Aber natürlich ist das dichterische Freiheit und so wie Gödel immer herhalten mußte für Interpretationen seiner Arbeit, die mit deren tatsächlicher Bedeutung wenig oder nichts zu tun hatten, so darf man natürlich auch Perelman als Metapher verwenden, auch wenn es in der Geschichte der Mathematik für den von der Autorin gewünschten Gegensatz zwischen (menschlicher) Kreativität und (maschineller) Rechenkraft sicher überzeugendere Beispiele gegeben hätte.

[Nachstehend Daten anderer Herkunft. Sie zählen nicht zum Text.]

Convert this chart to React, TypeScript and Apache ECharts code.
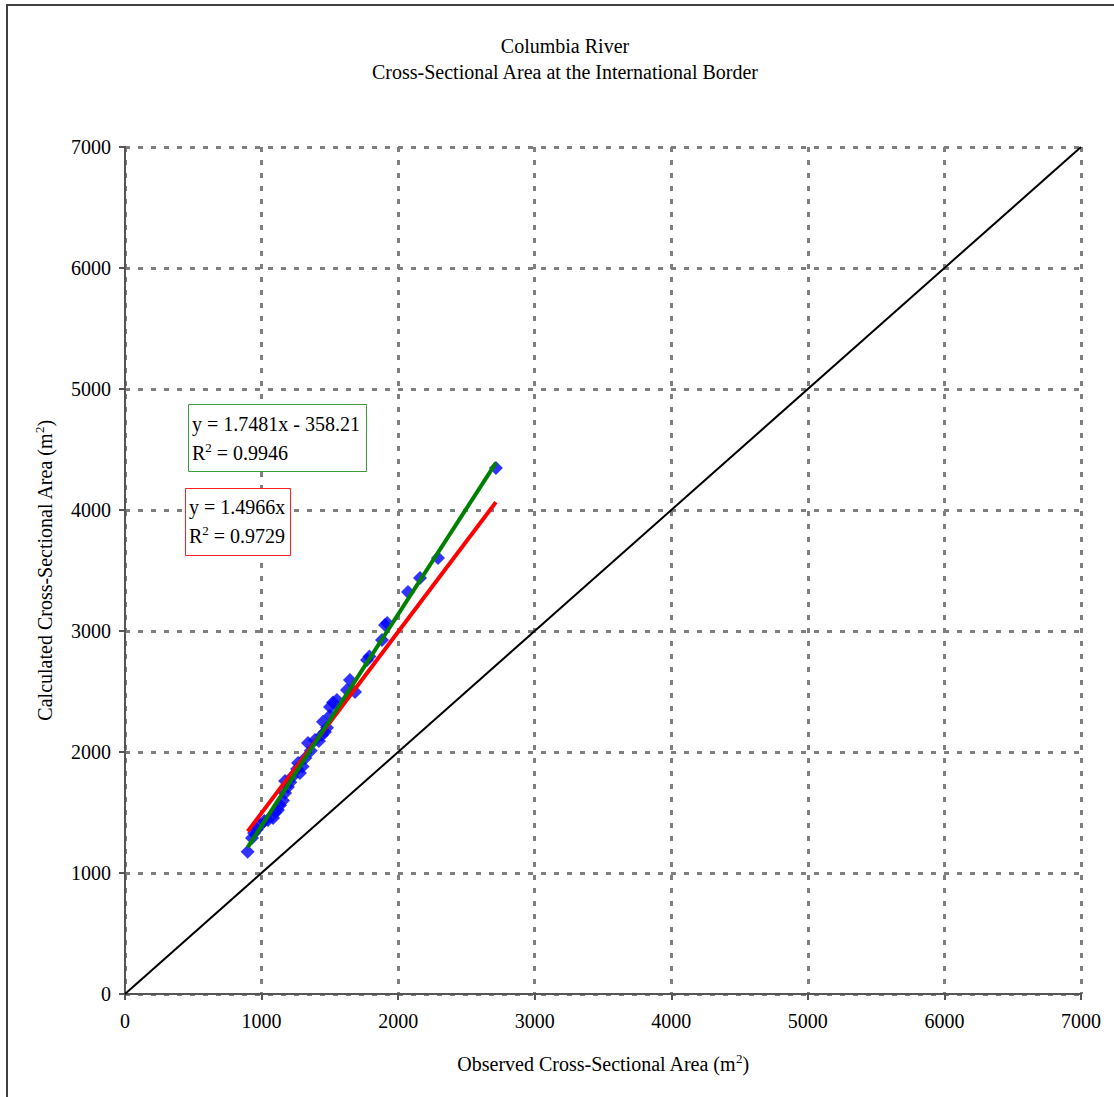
import React, { useEffect, useRef } from "react";
import * as echarts from "echarts";

const observed = [
  898, 930, 945, 965, 990, 1020, 1047, 1084, 1100, 1120, 1135, 1157, 1172, 1193, 1172, 1210,
  1223, 1260, 1281, 1267, 1300, 1320, 1340, 1360, 1391, 1420, 1442, 1464, 1450, 1479, 1501,
  1501, 1523, 1552, 1625, 1647, 1684, 1772, 1790, 1882, 1904, 1920, 2072, 2160, 2292, 2716,
];
const calculated = [
  1176, 1290, 1331, 1360, 1395, 1430, 1438, 1455, 1500, 1521, 1560, 1600, 1661, 1711, 1760, 1750,
  1793, 1860, 1826, 1909, 1880, 1950, 2074, 2010, 2099, 2090, 2140, 2165, 2250, 2200, 2300,
  2372, 2410, 2430, 2512, 2595, 2496, 2760, 2790, 2926, 3050, 3066, 3322, 3438, 3603, 4347,
];

const linearFit = { slope: 1.7481, intercept: -358.21, r2: 0.9946 };
const originFit = { slope: 1.4966, intercept: 0, r2: 0.9729 };
const oneToOne = [0, 7000];

const axisMin = 0;
const axisMax = 7000;
const axisStep = 1000;

const FONT = '"Liberation Serif", "Times New Roman", serif';

export default function App() {
  const ref = useRef<HTMLDivElement>(null);

  useEffect(() => {
    if (!ref.current) return;
    const chart = echarts.init(ref.current, null, { renderer: "svg" });
    const xMin = Math.min(...observed);
    const xMax = Math.max(...observed);
    const scatterData = observed.map((x, i) => [x, calculated[i]]);
    const greenLine = [xMin, xMax].map((x) => [x, linearFit.slope * x + linearFit.intercept]);
    const redLine = [xMin, xMax].map((x) => [x, originFit.slope * x + originFit.intercept]);

    const axisCommon = {
      type: "value",
      min: axisMin,
      max: axisMax,
      interval: axisStep,
      nameLocation: "middle",
      axisLine: { show: true, onZero: false, lineStyle: { color: "#555555", width: 2 } },
      axisTick: { show: true, inside: false, length: 6, lineStyle: { color: "#555555", width: 2 } },
      splitLine: { show: true, lineStyle: { color: "#7f7f7f", width: 3, type: [5, 8] } },
      axisLabel: {
        color: "#000",
        fontSize: 20,
        fontFamily: FONT,
        formatter: (v: number) => String(v),
      },
      nameTextStyle: {
        color: "#000",
        fontSize: 20,
        fontFamily: FONT,
        rich: {
          n: { fontSize: 20, fontFamily: FONT, color: "#000", lineHeight: 24 },
          s: { fontSize: 13, fontFamily: FONT, color: "#000", lineHeight: 24, verticalAlign: "top" },
        },
      },
    };

    const txt = (x: number, y: number, text: string, align = "left") => ({
      type: "text",
      x,
      y,
      z: 101,
      style: {
        text,
        fill: "#000",
        fontSize: 20,
        fontFamily: FONT,
        align,
        verticalAlign: "middle",
        rich: {
          n: { fontSize: 20, fontFamily: FONT, fill: "#000", lineHeight: 24 },
          s: { fontSize: 13, fontFamily: FONT, fill: "#000", lineHeight: 24, verticalAlign: "top" },
        },
      },
    });

    chart.setOption({
      animation: false,
      backgroundColor: "#ffffff",
      grid: { left: 125, top: 147, width: 956, height: 847, containLabel: false },
      xAxis: {
        ...axisCommon,
        name: "{n|Observed Cross-Sectional Area (m}{s|2}{n|)}",
        nameGap: 58,
        axisLabel: { ...axisCommon.axisLabel, margin: 17 },
      },
      yAxis: {
        ...axisCommon,
        name: "{n|Calculated Cross-Sectional Area (m}{s|2}{n|)}",
        nameGap: 68,
        nameRotate: 90,
        axisLabel: { ...axisCommon.axisLabel, margin: 14 },
      },
      graphic: [
        {
          type: "rect",
          z: 100,
          shape: { x: 7, y: 5, width: 1200, height: 1200 },
          style: { fill: "none", stroke: "#404040", lineWidth: 2 },
          silent: true,
        },
        txt(565, 46, "Columbia River", "center"),
        txt(565, 72, "Cross-Sectional Area at the International Border", "center"),
        {
          type: "rect",
          z: 100,
          shape: { x: 188.5, y: 404.5, width: 178, height: 67 },
          style: { fill: "#ffffff", stroke: "#3c9c3c", lineWidth: 1 },
        },
        txt(192, 424, `y = ${linearFit.slope}x - ${Math.abs(linearFit.intercept)}`),
        txt(192, 453, `{n|R}{s|2}{n| = ${linearFit.r2}}`),
        {
          type: "rect",
          z: 100,
          shape: { x: 185.5, y: 488.5, width: 105, height: 67 },
          style: { fill: "#ffffff", stroke: "#ff2020", lineWidth: 1 },
        },
        txt(189, 507, `y = ${originFit.slope}x`),
        txt(189, 536, `{n|R}{s|2}{n| = ${originFit.r2}}`),
      ],
      series: [
        {
          type: "line",
          data: oneToOne.map((v) => [v, v]),
          symbol: "none",
          lineStyle: { color: "#000000", width: 2 },
          z: 2,
        },
        {
          type: "scatter",
          data: scatterData,
          symbol: "diamond",
          symbolSize: [14, 14],
          itemStyle: { color: "#0000ff" },
          z: 3,
        },
        {
          type: "line",
          data: redLine,
          symbol: "none",
          lineStyle: { color: "#ff0000", width: 4 },
          z: 4,
        },
        {
          type: "line",
          data: greenLine,
          symbol: "none",
          lineStyle: { color: "#008000", width: 4 },
          z: 5,
        },
      ],
    });
    return () => chart.dispose();
  }, []);

  return (
    <div
      ref={ref}
      style={{ position: "absolute", left: 0, top: 0, width: 1114, height: 1097, background: "#fff" }}
    />
  );
}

Das Thema des Buches, also ob Maschinen die Macht übernehmen und ob Kreativität dann noch mit Rechenkraft wird mithalten können, sollte natürlich auch von “fachfremden” Geisteswissenschaftlern diskutiert werden. Was dieses Buch allerdings zu zäher Lektüre macht, ist die wohl als besonders kreativ empfundene Überfrachtung des Textes mit tausenden vagen Assoziationen zu allen möglichen geistesgeschichtlichen Bezügen. Über weite Strecken liest sich das wie die Arbeit eines Schülers, der seinem Lehrer beweisen will, was er alles schon gelesen und wie viele Fremdwörter er nachgeschlagen hat. Ein willkürlich herausgegriffenes Textbeispiel:
Seit also die exakten Wissenschaften des magischen Agens, die Theogonien und Kosmogonien des Hermes Trismestigos und des Moses Ben Amram, die dem all einen Zweck dienten, das universale Gleichgewicht, die aus der Analogie der Gegensätze resultierende Harmonie zu erhalten oder wiederherzustellen, dem Vergessen anheimgefallen, seit Manipulation mit Hilfe naturgegebener Mittel durch die unberechenbaren Möglichkeiten unserer Vorstellungsfreiheit, unseres baren Selbst, der Manipulation durch Berechenbares gewichen ist, seit kommerzialisierte Zweigwissenschaften mehr öffentlichen Reiz darstellen als ihre exakten Stammschulen, Zombiologie und Technomagie wirtschaften und wüten, Statistik als adäquate Beschreibung von Realität gilt und das Geräusch der Spülmaschine sich anhört, als atme da wer zuverlässig in unsere Gottverlassenheit, sind wir auf dem Abweg, uns selber um uns selbst zu bringen, uns der Struktur des Formalen anzupassen und als “Maschine der Natur” berechenbar zu werden. Müssen wir, wie Erwin Schrödinger, der Quantenheilige, in weiter Voraussicht schrieb, fürchten, “dass wir uns entwicklungsmechanisch dem Ende einer Sackgasse nähern”.